Service Disruption - 401 and 404 errors connecting to the Auvik US4 cluster
Incident Report for Auvik Networks Inc.
Postmortem

Service Disruption - Access to Auvik Sporadic or Completely not Accessible

Root Cause Analysis

Duration of incident

Discovered: Jun 01, 2023 14:30 - UTC
Resolved: Jun 03, 2023 13:00 - UTC

Cause

Auvik’s software account system reloaded all account data rather than just records requiring updates, causing an extremely large and data-extensive update to Auvik’s platform.

Effect

This change caused a backup of over 13 billion transactions across Auvik’s databases, which in turn caused a delay for other processes, including multiple services not responding and preventing access to customers’ Auvik sites.

Action taken

All times in UTC

06/01/2023

14:30 - Auvik Engineering notices a large CPU spike for processing on one of Auvik’s production clusters.

14:45 - A memory spike occurs.

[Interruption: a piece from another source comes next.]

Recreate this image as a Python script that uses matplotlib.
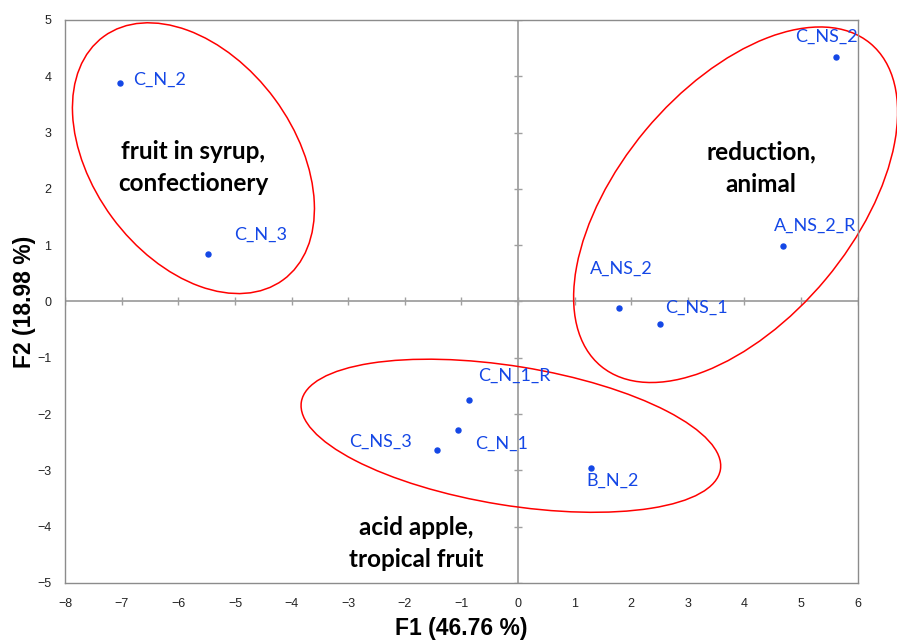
import matplotlib.pyplot as plt
import numpy as np
from matplotlib.patches import Ellipse

# sample scores on the first two factors
names = ["C_N_2", "C_N_3", "C_NS_2", "A_NS_2_R", "A_NS_2", "C_NS_1",
         "C_N_1_R", "C_N_1", "C_NS_3", "B_N_2"]
f1 = [-7.03, -5.48, 5.62, 4.68, 1.78, 2.50, -0.87, -1.06, -1.44, 1.28]
f2 = [3.88, 0.84, 4.35, 0.99, -0.12, -0.40, -1.75, -2.28, -2.63, -2.96]

# group ellipses: centre x, centre y, width, height, angle
groups = ["fruit in syrup,\nconfectionery", "reduction,\nanimal", "acid apple,\ntropical fruit"]
ell_cx = [-5.735, 3.843, -0.127]
ell_cy = [2.545, 1.718, -2.385]
ell_w = [5.36, 7.45, 7.50]
ell_h = [3.56, 4.14, 2.47]
ell_ang = [-53.8, 50.35, -9.24]
group_x = [-5.737, 4.29, -1.806]
group_y = [2.38, 2.366, -4.295]

xticks = np.arange(-8, 7, 1)
yticks = np.arange(-5, 6, 1)

# label placement (pixels from the point, alignment)
lab_off = [(13, 3), (26, 19), (-10, 20), (32, 20), (2, 39), (6, 16),
           (9, 24), (17, -14), (-25, 8), (-4, -13)]
lab_ha = ["left", "left", "center", "center", "center", "left",
          "left", "left", "right", "left"]

blue = "#1447e6"
gray = "#8c8c8c"

fig = plt.figure(figsize=(8.97, 6.4), dpi=100)
ax = fig.add_axes([0.0727, 0.0891, 0.8835, 0.8797])
ax.set_xlim(-8, 6)
ax.set_ylim(-5, 5)

for s in ax.spines.values():
    s.set_color(gray)
    s.set_linewidth(1.0)

ax.set_xticks(xticks)
ax.set_yticks(yticks)
ax.tick_params(length=0, labelsize=9, labelcolor="#222222", pad=10)
ax.tick_params(axis="x", pad=11)
for lbl in ax.get_xticklabels() + ax.get_yticklabels():
    lbl.set_fontfamily("Liberation Sans")

# axes through the origin with crossing tick marks
ax.axhline(0, color="#a0a0a0", lw=1.3, zorder=1)
ax.axvline(0, color="#a0a0a0", lw=1.3, zorder=1)
ax.plot(xticks, np.zeros_like(xticks), ls="none", marker="|", ms=6,
        mew=1.0, color="#a0a0a0", zorder=1)
ax.plot(np.zeros_like(yticks), yticks, ls="none", marker="_", ms=6,
        mew=1.0, color="#a0a0a0", zorder=1)

ax.plot(f1, f2, ls="none", marker="o", ms=3.6, color=blue, zorder=3)
for n, x, y, off, ha in zip(names, f1, f2, lab_off, lab_ha):
    ax.annotate(n, (x, y), xytext=off, textcoords="offset pixels",
                ha=ha, va="center", color=blue, fontsize=13,
                fontfamily="Lato", zorder=4)

for cx, cy, w, h, a in zip(ell_cx, ell_cy, ell_w, ell_h, ell_ang):
    e = Ellipse((cx, cy), w, h, angle=a, fill=False, ec="#ff0000",
                lw=1.1, clip_on=False, zorder=2)
    ax.add_patch(e)

for g, x, y in zip(groups, group_x, group_y):
    ax.text(x, y, g, ha="center", va="center", fontsize=17.5,
            fontweight="bold", fontfamily="Lato", linespacing=1.5)

ax.set_xlabel("F1 (46.76 %)", fontsize=16.5, fontweight="bold",
              fontfamily="Liberation Sans", labelpad=5)
ax.set_ylabel("F2 (18.98 %)", fontsize=16.5, fontweight="bold",
              fontfamily="Liberation Sans", labelpad=1)

fig.savefig("out.png", dpi=100)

Auvik begins to receive complaints from customers about not being able to access the system

15:30 - Internal steps were taken by engineering to restart some backend services to alleviate the backpressure on the systems. No cause for the issue has been determined.

15:30 - 20:30 - Engineering continues monitoring the system while investigating the root cause.

20:30 - US Cluster 4 is still problematic. Due to continued issues with the cluster, engineering restarts its frontend services to try and stabilize access to the US4 cluster.

20:34 - Engineering begins to restart its frontend services on US4 Cluster.

21:34 - Engineering completes the restart of its front-end services on the US4 cluster. The system appears stable enough to monitor for the evening.

06/02/2023

10:00 - Auvik resources begin investigation over overnight system performance.

13:00 - Overall, the system is up, and the Incident on the status page is closed. Auvik Engineering continues to investigate the cause of the slowdown in the system. The resource issues are no longer occurring, but sites on the US4 cluster are periodically seeing access and performance issues.

13:00 - 17:00 - Investigation continues as to why some sites on our US4 cluster are still experiencing trailing issues. Auvik believes shutting down and restarting the whole of our US4 cluster will result in resolving the issues the cluster is experiencing. Engineering is still exploring logs and systems to discover what was the initial cause of the instability.

17:00 - The decision is made to avoid further disturbances and wait for our scheduled Saturday maintenance window to restart the US4 cluster. Auvik support continues to monitor the situation.

06/03/2023

11:00 -13:00 - Auvik performs its scheduled maintenance. This included a full stop and start of services on our US4 cluster. Services restart without issue, and the system appears stabilized.

06/03/2023- 06/14/2023

Engineering continues to investigate the cause of the initial spike in resource usage on June 1.

06/14/2023

The cause of the incident is determined and validated. Our accounts system data processing is determined to be the root cause. A plan is implemented to prevent this issue from occurring again.

Future consideration(s)

  • Auvik will investigate the processes its account software uses to see if a less resource-intensive method can be used.
  • Auvik will alter its entry of data methods to lower any impact a large call may have on its system for account reconciliation.
  • Auvik will address a discovered Bug in its code to prevent this process from taking down services.
Posted Jun 26, 2023 - 10:20 EDT

Resolved
The resolution for the service disruption to the US4 cluster is in place. The source of the disruption has been resolved, and services have been fully restored.
Posted Jun 02, 2023 - 09:39 EDT
Investigating
We are continuing to investigate a service disruption to the US4 cluster. Access to client sites has been restored, but we continue to receive reports of intermittent issues of the sites not loading properly. We will continue to provide updates as they become available.
Posted Jun 02, 2023 - 06:48 EDT
Monitoring
We’ve addressed the source of the service disruption with the US4 cluster and continue to monitor the situation. The current status has stabilized. We will monitor it over the evening to be sure. We will post an update by 13:00 UTC unless the circumstances change.
Posted Jun 01, 2023 - 16:33 EDT
Update
We are continuing to investigate the service disruption to the US4 cluster. We will continue to provide updates as they become available.
Posted Jun 01, 2023 - 15:52 EDT
Investigating
We’re experiencing a service disruption to the US4 cluster. Access to sites is causing 401/404 errors for clients attempting to connect. We will continue to provide updates as they become available.
Posted Jun 01, 2023 - 14:46 EDT
This incident affected: Network Mgmt (us4.my.auvik.com).